Wild boar in Japan: flavor, fat, and buying questions
Wild boar is not just rustic pork. Fat, season, sex, feed, processing, and cooking style all matter, and the best use starts with asking what kind of boar meat you are actually buying.

Fat is the story
Wild boar can be one of Japan’s most satisfying wild meats when the fat is good. It can also be strong, inconsistent, or badly suited to a dish if the buyer does not know the animal and cut. The question is not simply boar or not boar; it is what season, what size, what fat, what processing, and what cooking plan.

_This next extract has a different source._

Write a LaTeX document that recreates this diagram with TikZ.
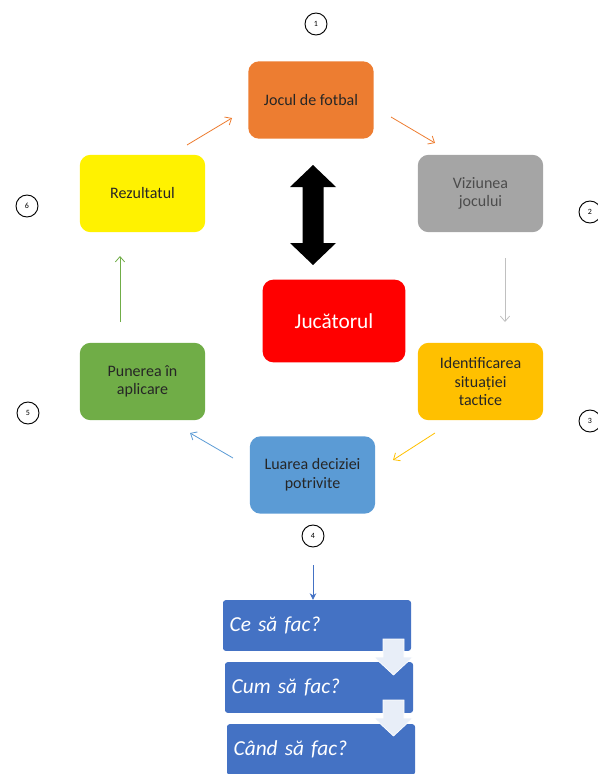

Compared with venison, boar often gives a cook more fat and collagen to work with. That makes it useful for hot pot, stew, roast, grill, sausage, and minced dishes, but only when trimming, freezing, and thawing are handled properly.
Questions before ordering
Ask whether the product is sliced, block, mince, bone-in, frozen, or chilled. Ask about processing date, recommended use, and whether the supplier separates cuts by cooking style. A thin hot-pot slice and a shoulder for long cooking are different products.
Boar should never be sold with vague bravado. Buyers need safe handling, clear cooking guidance, and confidence that the meat went through an appropriate route before it reached the kitchen.
Go deeper
- What is gibier in Japan? A practical guide for buyers — Gibier guide
- Venison in Japan: flavor, sourcing, and practical use — Ingredient guide
- Types of gibier in Japan: deer, boar, bear, birds, and limits — Gibier guide
Sources and further reading
- MAFF gibier utilization promotion — Ministry of Agriculture, Forestry and Fisheries (JA)
- MHLW gibier hygiene management guidance — Ministry of Health, Labour and Welfare (JA)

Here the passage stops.